Data excerpt:
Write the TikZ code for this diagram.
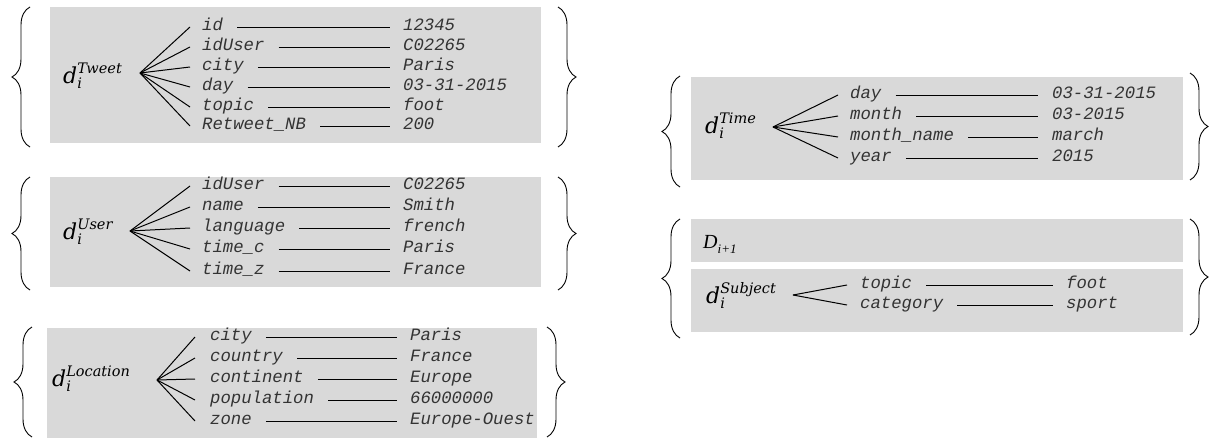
\documentclass[tikz,border=0pt]{standalone}
\usepackage{fontspec}
\usetikzlibrary{decorations.pathreplacing}
\newfontfamily\monofam{Liberation Mono}
\newfontfamily\seriffam{Liberation Serif}
\newfontfamily\labfam{DejaVu Serif}
\definecolor{boxgray}{RGB}{217,217,217}
\newcommand\dlab[1]{{\labfam\itshape\fontsize{22}{22}\selectfont d}\rlap{\raisebox{10pt}{\labfam\itshape\fontsize{14.5}{14.5}\selectfont #1}}\raisebox{-5pt}{\labfam\itshape\fontsize{14.5}{14.5}\selectfont i}}
\tikzset{
  graybox/.style={fill=boxgray, draw=none, inner sep=0pt, anchor=north west},
  keytext/.style={font=\monofam\itshape\fontsize{17.3}{17.3}\selectfont, text=black!80, inner sep=0pt, anchor=west, text height=10pt, text depth=3pt},
  link/.style={line width=1pt},
  fanline/.style={line width=1pt},
  labeltext/.style={anchor=base west, inner sep=0pt},
  bracel/.style={decorate, decoration={brace, amplitude=18pt}, line width=0.9pt},
}
\begin{document}
\begin{tikzpicture}[x=1pt,y=-1pt]
\useasboundingbox (0,0) rectangle (1219,439);

% ---------- Tweet ----------
\node[graybox, minimum width=491pt, minimum height=136pt] (tbox) at (50,7) {};
\draw[bracel] (30,147) -- (30,7);
\draw[bracel] (558,7) -- (558,147);
\node[labeltext] (tlab) at (63,83) {\dlab{Tweet}};
\coordinate (tapex) at (140,73);
\foreach \k/\v/\y [count=\i] in {id/12345/27, idUser/C02265/47, city/Paris/67, day/03-31-2015/87, topic/foot/107, Retweet\_NB/200/126} {
  \node[keytext] (tk\i) at (202,\y) {\k};
  \node[keytext] (tv\i) at (403,\y) {\v};
  \draw[link] ([xshift=14pt]tk\i.east) -- ([xshift=-13pt]tv\i.west);
  \draw[fanline] (tapex) -- ([xshift=-12pt]tk\i.west);
}

% ---------- User ----------
\node[graybox, minimum width=491pt, minimum height=110pt] (ubox) at (50,177) {};
\draw[bracel] (30,290) -- (30,177);
\draw[bracel] (558,177) -- (558,290);
\node[labeltext] (ulab) at (63,239) {\dlab{User}};
\coordinate (uapex) at (130,231);
\foreach \k/\v/\y [count=\i] in {idUser/C02265/186, name/Smith/207, language/french/228, time\_c/Paris/249, time\_z/France/271} {
  \node[keytext] (uk\i) at (202,\y) {\k};
  \node[keytext] (uv\i) at (403,\y) {\v};
  \draw[link] ([xshift=14pt]uk\i.east) -- ([xshift=-13pt]uv\i.west);
  \draw[fanline] (uapex) -- ([xshift=-12pt]uk\i.west);
}

% ---------- Location ----------
\node[graybox, minimum width=490pt, minimum height=110pt] (lbox) at (47,328) {};
\draw[bracel] (32,437) -- (32,327);
\draw[bracel] (547,327) -- (547,437);
\node[labeltext] (llab) at (52,386) {\dlab{Location}};
\coordinate (lapex) at (157,380);
\foreach \k/\v/\y [count=\i] in {city/Paris/337, country/France/358, continent/Europe/379, population/66000000/400, zone/Europe-Ouest/421} {
  \node[keytext] (lk\i) at (210,\y) {\k};
  \node[keytext] (lv\i) at (410,\y) {\v};
  \draw[link] ([xshift=14pt]lk\i.east) -- ([xshift=-13pt]lv\i.west);
  \draw[fanline] (lapex) -- ([xshift=-15pt]lk\i.west);
}

% ---------- Time ----------
\node[graybox, minimum width=492pt, minimum height=103pt] (mbox) at (691,77) {};
\draw[bracel] (680,187) -- (680,76);
\draw[bracel] (1190,73) -- (1190,180);
\node[labeltext] (mlab) at (705,133) {\dlab{Time}};
\coordinate (mapex) at (773,127);
\foreach \k/\v/\y [count=\i] in {day/03-31-2015/95, month/03-2015/116, month\_name/march/137, year/2015/158} {
  \node[keytext] (mk\i) at (850,\y) {\k};
  \node[keytext] (mv\i) at (1052,\y) {\v};
  \draw[link] ([xshift=14pt]mk\i.east) -- ([xshift=-14pt]mv\i.west);
  \draw[fanline] (mapex) -- ([xshift=-12pt]mk\i.west);
}

% ---------- Subject ----------
\node[graybox, minimum width=492pt, minimum height=43pt] (dbox) at (691,219) {};
\node[graybox, minimum width=492pt, minimum height=63pt] (sbox) at (691,269) {};
\draw[bracel] (680,338) -- (680,219);
\draw[bracel] (1190,219) -- (1190,335);
\node[labeltext] (dlabel) at (703,248) {{\seriffam\itshape\fontsize{20}{20}\selectfont D}\raisebox{-5pt}{\seriffam\itshape\fontsize{13}{13}\selectfont i+1}};
\node[labeltext] (slab) at (706,303) {\dlab{Subject}};
\coordinate (sapex) at (793,295);
\foreach \k/\v/\y [count=\i] in {topic/foot/285, category/sport/305} {
  \node[keytext] (sk\i) at (860,\y) {\k};
  \node[keytext] (sv\i) at (1066,\y) {\v};
  \draw[link] ([xshift=14pt]sk\i.east) -- ([xshift=-13pt]sv\i.west);
  \draw[fanline] (sapex) -- ([xshift=-13pt]sk\i.west);
}
\end{tikzpicture}
\end{document}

Exercise instructions: Extract the full listing above verbatim; pictures are to be left out of the copy.

Task response:
Write the TikZ code for this diagram.
\documentclass[tikz,border=0pt]{standalone}
\usepackage{fontspec}
\usetikzlibrary{decorations.pathreplacing}
\newfontfamily\monofam{Liberation Mono}
\newfontfamily\seriffam{Liberation Serif}
\newfontfamily\labfam{DejaVu Serif}
\definecolor{boxgray}{RGB}{217,217,217}
\newcommand\dlab[1]{{\labfam\itshape\fontsize{22}{22}\selectfont d}\rlap{\raisebox{10pt}{\labfam\itshape\fontsize{14.5}{14.5}\selectfont #1}}\raisebox{-5pt}{\labfam\itshape\fontsize{14.5}{14.5}\selectfont i}}
\tikzset{
  graybox/.style={fill=boxgray, draw=none, inner sep=0pt, anchor=north west},
  keytext/.style={font=\monofam\itshape\fontsize{17.3}{17.3}\selectfont, text=black!80, inner sep=0pt, anchor=west, text height=10pt, text depth=3pt},
  link/.style={line width=1pt},
  fanline/.style={line width=1pt},
  labeltext/.style={anchor=base west, inner sep=0pt},
  bracel/.style={decorate, decoration={brace, amplitude=18pt}, line width=0.9pt},
}
\begin{document}
\begin{tikzpicture}[x=1pt,y=-1pt]
\useasboundingbox (0,0) rectangle (1219,439);

% ---------- Tweet ----------
\node[graybox, minimum width=491pt, minimum height=136pt] (tbox) at (50,7) {};
\draw[bracel] (30,147) -- (30,7);
\draw[bracel] (558,7) -- (558,147);
\node[labeltext] (tlab) at (63,83) {\dlab{Tweet}};
\coordinate (tapex) at (140,73);
\foreach \k/\v/\y [count=\i] in {id/12345/27, idUser/C02265/47, city/Paris/67, day/03-31-2015/87, topic/foot/107, Retweet\_NB/200/126} {
  \node[keytext] (tk\i) at (202,\y) {\k};
  \node[keytext] (tv\i) at (403,\y) {\v};
  \draw[link] ([xshift=14pt]tk\i.east) -- ([xshift=-13pt]tv\i.west);
  \draw[fanline] (tapex) -- ([xshift=-12pt]tk\i.west);
}

% ---------- User ----------
\node[graybox, minimum width=491pt, minimum height=110pt] (ubox) at (50,177) {};
\draw[bracel] (30,290) -- (30,177);
\draw[bracel] (558,177) -- (558,290);
\node[labeltext] (ulab) at (63,239) {\dlab{User}};
\coordinate (uapex) at (130,231);
\foreach \k/\v/\y [count=\i] in {idUser/C02265/186, name/Smith/207, language/french/228, time\_c/Paris/249, time\_z/France/271} {
  \node[keytext] (uk\i) at (202,\y) {\k};
  \node[keytext] (uv\i) at (403,\y) {\v};
  \draw[link] ([xshift=14pt]uk\i.east) -- ([xshift=-13pt]uv\i.west);
  \draw[fanline] (uapex) -- ([xshift=-12pt]uk\i.west);
}

% ---------- Location ----------
\node[graybox, minimum width=490pt, minimum height=110pt] (lbox) at (47,328) {};
\draw[bracel] (32,437) -- (32,327);
\draw[bracel] (547,327) -- (547,437);
\node[labeltext] (llab) at (52,386) {\dlab{Location}};
\coordinate (lapex) at (157,380);
\foreach \k/\v/\y [count=\i] in {city/Paris/337, country/France/358, continent/Europe/379, population/66000000/400, zone/Europe-Ouest/421} {
  \node[keytext] (lk\i) at (210,\y) {\k};
  \node[keytext] (lv\i) at (410,\y) {\v};
  \draw[link] ([xshift=14pt]lk\i.east) -- ([xshift=-13pt]lv\i.west);
  \draw[fanline] (lapex) -- ([xshift=-15pt]lk\i.west);
}

% ---------- Time ----------
\node[graybox, minimum width=492pt, minimum height=103pt] (mbox) at (691,77) {};
\draw[bracel] (680,187) -- (680,76);
\draw[bracel] (1190,73) -- (1190,180);
\node[labeltext] (mlab) at (705,133) {\dlab{Time}};
\coordinate (mapex) at (773,127);
\foreach \k/\v/\y [count=\i] in {day/03-31-2015/95, month/03-2015/116, month\_name/march/137, year/2015/158} {
  \node[keytext] (mk\i) at (850,\y) {\k};
  \node[keytext] (mv\i) at (1052,\y) {\v};
  \draw[link] ([xshift=14pt]mk\i.east) -- ([xshift=-14pt]mv\i.west);
  \draw[fanline] (mapex) -- ([xshift=-12pt]mk\i.west);
}

% ---------- Subject ----------
\node[graybox, minimum width=492pt, minimum height=43pt] (dbox) at (691,219) {};
\node[graybox, minimum width=492pt, minimum height=63pt] (sbox) at (691,269) {};
\draw[bracel] (680,338) -- (680,219);
\draw[bracel] (1190,219) -- (1190,335);
\node[labeltext] (dlabel) at (703,248) {{\seriffam\itshape\fontsize{20}{20}\selectfont D}\raisebox{-5pt}{\seriffam\itshape\fontsize{13}{13}\selectfont i+1}};
\node[labeltext] (slab) at (706,303) {\dlab{Subject}};
\coordinate (sapex) at (793,295);
\foreach \k/\v/\y [count=\i] in {topic/foot/285, category/sport/305} {
  \node[keytext] (sk\i) at (860,\y) {\k};
  \node[keytext] (sv\i) at (1066,\y) {\v};
  \draw[link] ([xshift=14pt]sk\i.east) -- ([xshift=-13pt]sv\i.west);
  \draw[fanline] (sapex) -- ([xshift=-13pt]sk\i.west);
}
\end{tikzpicture}
\end{document}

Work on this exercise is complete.